In Denmark, for example, the marriage rate had been declining for a half-century but turned around in the early 1980s. After the 1989 passage of the registered-partner law, the marriage rate continued to climb; Danish heterosexual marriage rates are now the highest they've been since the early 1970's. And the most recent marriage rates in Sweden, Norway, and Iceland are all higher than the rates for the years before the partner laws were passed. Furthermore, in the 1990s, divorce rates in Scandinavia remained basically unchanged. . . .

In my own recent study conducted in the Netherlands, I found that the nine countries with partnership laws had higher rates of unmarried cohabitation than other European and North American countries before passage of the partner-registration laws. In other words, high cohabitation rates came first, gay partnership laws followed.

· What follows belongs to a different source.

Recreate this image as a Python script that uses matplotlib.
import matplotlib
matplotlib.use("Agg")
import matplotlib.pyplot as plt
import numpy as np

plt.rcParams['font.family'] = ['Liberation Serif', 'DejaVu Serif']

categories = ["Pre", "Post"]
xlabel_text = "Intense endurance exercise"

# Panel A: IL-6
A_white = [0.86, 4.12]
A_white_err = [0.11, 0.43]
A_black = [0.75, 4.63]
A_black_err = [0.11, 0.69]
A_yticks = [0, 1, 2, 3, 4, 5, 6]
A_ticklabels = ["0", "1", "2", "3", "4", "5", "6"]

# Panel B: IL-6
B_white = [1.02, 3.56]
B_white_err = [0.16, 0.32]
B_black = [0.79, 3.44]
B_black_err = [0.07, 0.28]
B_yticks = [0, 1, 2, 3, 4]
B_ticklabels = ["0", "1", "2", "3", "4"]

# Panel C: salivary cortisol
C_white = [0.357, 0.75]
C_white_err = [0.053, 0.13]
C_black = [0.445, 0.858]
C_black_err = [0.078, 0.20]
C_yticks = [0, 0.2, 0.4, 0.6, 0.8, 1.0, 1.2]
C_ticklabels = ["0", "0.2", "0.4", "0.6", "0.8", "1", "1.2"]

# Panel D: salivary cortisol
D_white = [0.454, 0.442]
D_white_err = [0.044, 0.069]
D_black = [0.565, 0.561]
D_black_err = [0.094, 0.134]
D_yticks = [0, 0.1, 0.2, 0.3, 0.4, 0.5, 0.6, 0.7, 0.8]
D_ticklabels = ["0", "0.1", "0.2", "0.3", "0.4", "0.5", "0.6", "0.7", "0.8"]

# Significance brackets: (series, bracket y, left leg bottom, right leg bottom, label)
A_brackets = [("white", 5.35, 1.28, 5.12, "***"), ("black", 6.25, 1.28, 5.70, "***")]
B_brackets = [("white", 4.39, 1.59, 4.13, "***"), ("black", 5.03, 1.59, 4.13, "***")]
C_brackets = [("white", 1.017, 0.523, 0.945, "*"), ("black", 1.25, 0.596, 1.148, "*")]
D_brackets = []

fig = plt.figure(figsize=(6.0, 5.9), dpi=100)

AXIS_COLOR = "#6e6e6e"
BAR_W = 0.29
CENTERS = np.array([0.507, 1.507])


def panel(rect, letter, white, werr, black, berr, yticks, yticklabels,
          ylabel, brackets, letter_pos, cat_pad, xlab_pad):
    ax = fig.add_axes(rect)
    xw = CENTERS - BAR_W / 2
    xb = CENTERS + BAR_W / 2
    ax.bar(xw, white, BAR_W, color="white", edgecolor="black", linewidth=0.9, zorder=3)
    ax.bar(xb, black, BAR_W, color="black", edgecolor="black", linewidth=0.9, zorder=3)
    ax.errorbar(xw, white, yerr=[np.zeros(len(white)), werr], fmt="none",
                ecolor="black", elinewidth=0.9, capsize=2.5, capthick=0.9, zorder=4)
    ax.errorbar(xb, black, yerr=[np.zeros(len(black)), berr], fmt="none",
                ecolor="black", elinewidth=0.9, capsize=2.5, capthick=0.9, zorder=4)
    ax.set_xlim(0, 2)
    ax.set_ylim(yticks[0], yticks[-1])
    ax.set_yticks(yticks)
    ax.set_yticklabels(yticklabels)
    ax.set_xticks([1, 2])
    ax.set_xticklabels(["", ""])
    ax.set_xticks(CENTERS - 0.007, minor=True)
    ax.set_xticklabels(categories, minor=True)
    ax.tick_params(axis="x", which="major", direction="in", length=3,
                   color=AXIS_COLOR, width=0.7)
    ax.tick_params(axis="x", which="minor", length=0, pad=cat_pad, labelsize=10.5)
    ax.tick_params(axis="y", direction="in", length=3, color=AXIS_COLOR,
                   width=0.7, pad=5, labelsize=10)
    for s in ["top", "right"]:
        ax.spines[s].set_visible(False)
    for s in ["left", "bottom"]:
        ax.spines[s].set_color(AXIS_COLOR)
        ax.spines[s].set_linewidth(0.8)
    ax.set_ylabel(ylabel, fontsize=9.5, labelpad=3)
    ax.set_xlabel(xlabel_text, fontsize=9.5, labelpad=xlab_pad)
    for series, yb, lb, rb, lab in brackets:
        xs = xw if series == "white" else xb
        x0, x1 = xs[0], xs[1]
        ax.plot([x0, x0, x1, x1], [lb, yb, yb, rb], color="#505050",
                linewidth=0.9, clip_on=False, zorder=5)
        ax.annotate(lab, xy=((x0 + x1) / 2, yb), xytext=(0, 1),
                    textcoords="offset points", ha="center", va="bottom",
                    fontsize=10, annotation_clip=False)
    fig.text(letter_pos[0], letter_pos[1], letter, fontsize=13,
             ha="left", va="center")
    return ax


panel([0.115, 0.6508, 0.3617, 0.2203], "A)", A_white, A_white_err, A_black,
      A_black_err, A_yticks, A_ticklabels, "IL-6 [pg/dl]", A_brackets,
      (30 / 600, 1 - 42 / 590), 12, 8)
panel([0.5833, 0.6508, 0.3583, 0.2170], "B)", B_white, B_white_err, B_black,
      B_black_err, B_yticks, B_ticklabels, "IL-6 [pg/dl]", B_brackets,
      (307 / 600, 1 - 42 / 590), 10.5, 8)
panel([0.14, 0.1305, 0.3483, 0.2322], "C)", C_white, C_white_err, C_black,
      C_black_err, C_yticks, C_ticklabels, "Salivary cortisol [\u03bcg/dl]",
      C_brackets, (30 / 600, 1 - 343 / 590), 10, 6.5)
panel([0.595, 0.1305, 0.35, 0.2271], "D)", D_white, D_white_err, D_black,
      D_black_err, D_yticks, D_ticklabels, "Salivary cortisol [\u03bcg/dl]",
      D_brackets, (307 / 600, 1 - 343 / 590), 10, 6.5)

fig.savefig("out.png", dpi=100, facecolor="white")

It should be obvious by now that the Federal Marriage Amendment will in no way benefit American families, and that, even if it did, it will never pass anyway. Nonetheless, the House will debate the amendment next month. Somebody tell me why. Even if the FMA had a chance to pass the House, which it doesn't, it has already failed to pass the Senate (or even come close). So the House has decided that it needs to use the limited time it has to debate legislation that is already dead. Good.

1 Comments:

Anonymous Anonymous said...

"Nonetheless, the House will debate the amendment next month. Somebody tell me why."

The same reason the UMC has to continue debating homosexuality at General Conference every four years even though the majority opposes changing the churches position.